Instructions to follow: Reproduce all of the data below without alteration; exclude every picture.

Supplied information:
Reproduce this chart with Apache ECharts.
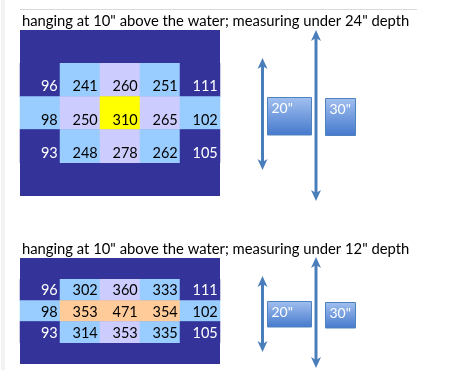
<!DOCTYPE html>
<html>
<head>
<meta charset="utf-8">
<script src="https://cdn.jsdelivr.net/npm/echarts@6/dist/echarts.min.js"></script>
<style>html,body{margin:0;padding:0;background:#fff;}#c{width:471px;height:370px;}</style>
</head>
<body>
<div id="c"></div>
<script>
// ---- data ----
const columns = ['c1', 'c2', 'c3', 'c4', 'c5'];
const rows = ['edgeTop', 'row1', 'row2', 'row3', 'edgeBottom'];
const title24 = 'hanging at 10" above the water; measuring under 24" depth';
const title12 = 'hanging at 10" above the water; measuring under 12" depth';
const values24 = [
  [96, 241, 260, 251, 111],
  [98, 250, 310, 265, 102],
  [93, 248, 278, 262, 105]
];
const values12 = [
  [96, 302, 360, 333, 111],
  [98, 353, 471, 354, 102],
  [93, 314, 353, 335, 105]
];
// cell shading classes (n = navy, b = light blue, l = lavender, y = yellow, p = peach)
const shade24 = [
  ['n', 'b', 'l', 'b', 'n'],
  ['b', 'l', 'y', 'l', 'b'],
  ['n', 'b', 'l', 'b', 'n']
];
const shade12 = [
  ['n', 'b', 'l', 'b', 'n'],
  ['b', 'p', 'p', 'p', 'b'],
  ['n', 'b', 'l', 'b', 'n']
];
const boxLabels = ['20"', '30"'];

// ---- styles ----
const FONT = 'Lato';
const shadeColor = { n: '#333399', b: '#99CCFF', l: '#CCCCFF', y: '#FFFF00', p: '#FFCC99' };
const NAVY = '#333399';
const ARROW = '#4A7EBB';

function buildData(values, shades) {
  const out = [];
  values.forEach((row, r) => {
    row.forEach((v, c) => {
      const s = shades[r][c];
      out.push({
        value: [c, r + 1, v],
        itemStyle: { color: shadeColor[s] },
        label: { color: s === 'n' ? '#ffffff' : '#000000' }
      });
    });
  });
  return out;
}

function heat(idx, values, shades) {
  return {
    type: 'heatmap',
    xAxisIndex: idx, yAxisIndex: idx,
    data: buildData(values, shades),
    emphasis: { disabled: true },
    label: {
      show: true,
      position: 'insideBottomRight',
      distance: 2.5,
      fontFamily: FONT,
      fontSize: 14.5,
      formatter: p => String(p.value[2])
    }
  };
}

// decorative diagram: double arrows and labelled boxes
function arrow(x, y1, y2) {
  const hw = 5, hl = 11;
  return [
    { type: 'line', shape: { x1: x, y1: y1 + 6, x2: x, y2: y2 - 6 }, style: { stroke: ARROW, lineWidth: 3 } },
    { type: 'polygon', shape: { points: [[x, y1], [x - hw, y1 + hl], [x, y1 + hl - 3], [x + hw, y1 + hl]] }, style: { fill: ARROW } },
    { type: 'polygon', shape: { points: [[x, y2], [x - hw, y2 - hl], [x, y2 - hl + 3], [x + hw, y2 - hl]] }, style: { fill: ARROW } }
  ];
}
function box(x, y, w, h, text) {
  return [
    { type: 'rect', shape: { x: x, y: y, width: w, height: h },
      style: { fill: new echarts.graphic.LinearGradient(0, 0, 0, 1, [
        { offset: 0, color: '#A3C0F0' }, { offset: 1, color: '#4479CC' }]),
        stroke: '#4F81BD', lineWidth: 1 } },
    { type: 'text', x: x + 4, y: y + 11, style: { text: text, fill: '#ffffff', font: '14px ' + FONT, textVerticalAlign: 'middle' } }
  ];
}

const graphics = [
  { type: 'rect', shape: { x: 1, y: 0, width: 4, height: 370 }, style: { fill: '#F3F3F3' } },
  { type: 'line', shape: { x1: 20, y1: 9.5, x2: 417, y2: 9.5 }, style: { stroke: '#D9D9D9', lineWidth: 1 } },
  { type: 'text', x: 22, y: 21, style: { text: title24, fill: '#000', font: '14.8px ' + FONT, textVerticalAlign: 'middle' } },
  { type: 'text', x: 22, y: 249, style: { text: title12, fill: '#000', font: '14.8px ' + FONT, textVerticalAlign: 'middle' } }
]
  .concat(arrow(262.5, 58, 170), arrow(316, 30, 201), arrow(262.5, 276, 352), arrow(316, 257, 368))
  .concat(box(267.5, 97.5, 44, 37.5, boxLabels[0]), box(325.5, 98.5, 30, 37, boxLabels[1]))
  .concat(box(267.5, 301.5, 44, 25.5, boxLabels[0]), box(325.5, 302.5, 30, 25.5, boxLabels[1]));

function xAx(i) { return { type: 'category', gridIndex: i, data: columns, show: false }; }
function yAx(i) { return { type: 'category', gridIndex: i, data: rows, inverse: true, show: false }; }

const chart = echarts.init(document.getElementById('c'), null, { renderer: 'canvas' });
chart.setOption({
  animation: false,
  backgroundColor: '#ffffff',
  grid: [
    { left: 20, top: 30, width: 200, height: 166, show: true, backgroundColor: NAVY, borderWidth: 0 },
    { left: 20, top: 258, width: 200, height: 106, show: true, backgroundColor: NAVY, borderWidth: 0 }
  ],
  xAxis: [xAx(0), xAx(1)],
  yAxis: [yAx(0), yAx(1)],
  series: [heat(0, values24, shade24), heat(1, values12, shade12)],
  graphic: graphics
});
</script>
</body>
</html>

Written answer:
Reproduce this chart with Apache ECharts.
<!DOCTYPE html>
<html>
<head>
<meta charset="utf-8">
<script src="https://cdn.jsdelivr.net/npm/echarts@6/dist/echarts.min.js"></script>
<style>html,body{margin:0;padding:0;background:#fff;}#c{width:471px;height:370px;}</style>
</head>
<body>
<div id="c"></div>
<script>
// ---- data ----
const columns = ['c1', 'c2', 'c3', 'c4', 'c5'];
const rows = ['edgeTop', 'row1', 'row2', 'row3', 'edgeBottom'];
const title24 = 'hanging at 10" above the water; measuring under 24" depth';
const title12 = 'hanging at 10" above the water; measuring under 12" depth';
const values24 = [
  [96, 241, 260, 251, 111],
  [98, 250, 310, 265, 102],
  [93, 248, 278, 262, 105]
];
const values12 = [
  [96, 302, 360, 333, 111],
  [98, 353, 471, 354, 102],
  [93, 314, 353, 335, 105]
];
// cell shading classes (n = navy, b = light blue, l = lavender, y = yellow, p = peach)
const shade24 = [
  ['n', 'b', 'l', 'b', 'n'],
  ['b', 'l', 'y', 'l', 'b'],
  ['n', 'b', 'l', 'b', 'n']
];
const shade12 = [
  ['n', 'b', 'l', 'b', 'n'],
  ['b', 'p', 'p', 'p', 'b'],
  ['n', 'b', 'l', 'b', 'n']
];
const boxLabels = ['20"', '30"'];

// ---- styles ----
const FONT = 'Lato';
const shadeColor = { n: '#333399', b: '#99CCFF', l: '#CCCCFF', y: '#FFFF00', p: '#FFCC99' };
const NAVY = '#333399';
const ARROW = '#4A7EBB';

function buildData(values, shades) {
  const out = [];
  values.forEach((row, r) => {
    row.forEach((v, c) => {
      const s = shades[r][c];
      out.push({
        value: [c, r + 1, v],
        itemStyle: { color: shadeColor[s] },
        label: { color: s === 'n' ? '#ffffff' : '#000000' }
      });
    });
  });
  return out;
}

function heat(idx, values, shades) {
  return {
    type: 'heatmap',
    xAxisIndex: idx, yAxisIndex: idx,
    data: buildData(values, shades),
    emphasis: { disabled: true },
    label: {
      show: true,
      position: 'insideBottomRight',
      distance: 2.5,
      fontFamily: FONT,
      fontSize: 14.5,
      formatter: p => String(p.value[2])
    }
  };
}

// decorative diagram: double arrows and labelled boxes
function arrow(x, y1, y2) {
  const hw = 5, hl = 11;
  return [
    { type: 'line', shape: { x1: x, y1: y1 + 6, x2: x, y2: y2 - 6 }, style: { stroke: ARROW, lineWidth: 3 } },
    { type: 'polygon', shape: { points: [[x, y1], [x - hw, y1 + hl], [x, y1 + hl - 3], [x + hw, y1 + hl]] }, style: { fill: ARROW } },
    { type: 'polygon', shape: { points: [[x, y2], [x - hw, y2 - hl], [x, y2 - hl + 3], [x + hw, y2 - hl]] }, style: { fill: ARROW } }
  ];
}
function box(x, y, w, h, text) {
  return [
    { type: 'rect', shape: { x: x, y: y, width: w, height: h },
      style: { fill: new echarts.graphic.LinearGradient(0, 0, 0, 1, [
        { offset: 0, color: '#A3C0F0' }, { offset: 1, color: '#4479CC' }]),
        stroke: '#4F81BD', lineWidth: 1 } },
    { type: 'text', x: x + 4, y: y + 11, style: { text: text, fill: '#ffffff', font: '14px ' + FONT, textVerticalAlign: 'middle' } }
  ];
}

const graphics = [
  { type: 'rect', shape: { x: 1, y: 0, width: 4, height: 370 }, style: { fill: '#F3F3F3' } },
  { type: 'line', shape: { x1: 20, y1: 9.5, x2: 417, y2: 9.5 }, style: { stroke: '#D9D9D9', lineWidth: 1 } },
  { type: 'text', x: 22, y: 21, style: { text: title24, fill: '#000', font: '14.8px ' + FONT, textVerticalAlign: 'middle' } },
  { type: 'text', x: 22, y: 249, style: { text: title12, fill: '#000', font: '14.8px ' + FONT, textVerticalAlign: 'middle' } }
]
  .concat(arrow(262.5, 58, 170), arrow(316, 30, 201), arrow(262.5, 276, 352), arrow(316, 257, 368))
  .concat(box(267.5, 97.5, 44, 37.5, boxLabels[0]), box(325.5, 98.5, 30, 37, boxLabels[1]))
  .concat(box(267.5, 301.5, 44, 25.5, boxLabels[0]), box(325.5, 302.5, 30, 25.5, boxLabels[1]));

function xAx(i) { return { type: 'category', gridIndex: i, data: columns, show: false }; }
function yAx(i) { return { type: 'category', gridIndex: i, data: rows, inverse: true, show: false }; }

const chart = echarts.init(document.getElementById('c'), null, { renderer: 'canvas' });
chart.setOption({
  animation: false,
  backgroundColor: '#ffffff',
  grid: [
    { left: 20, top: 30, width: 200, height: 166, show: true, backgroundColor: NAVY, borderWidth: 0 },
    { left: 20, top: 258, width: 200, height: 106, show: true, backgroundColor: NAVY, borderWidth: 0 }
  ],
  xAxis: [xAx(0), xAx(1)],
  yAxis: [yAx(0), yAx(1)],
  series: [heat(0, values24, shade24), heat(1, values12, shade12)],
  graphic: graphics
});
</script>
</body>
</html>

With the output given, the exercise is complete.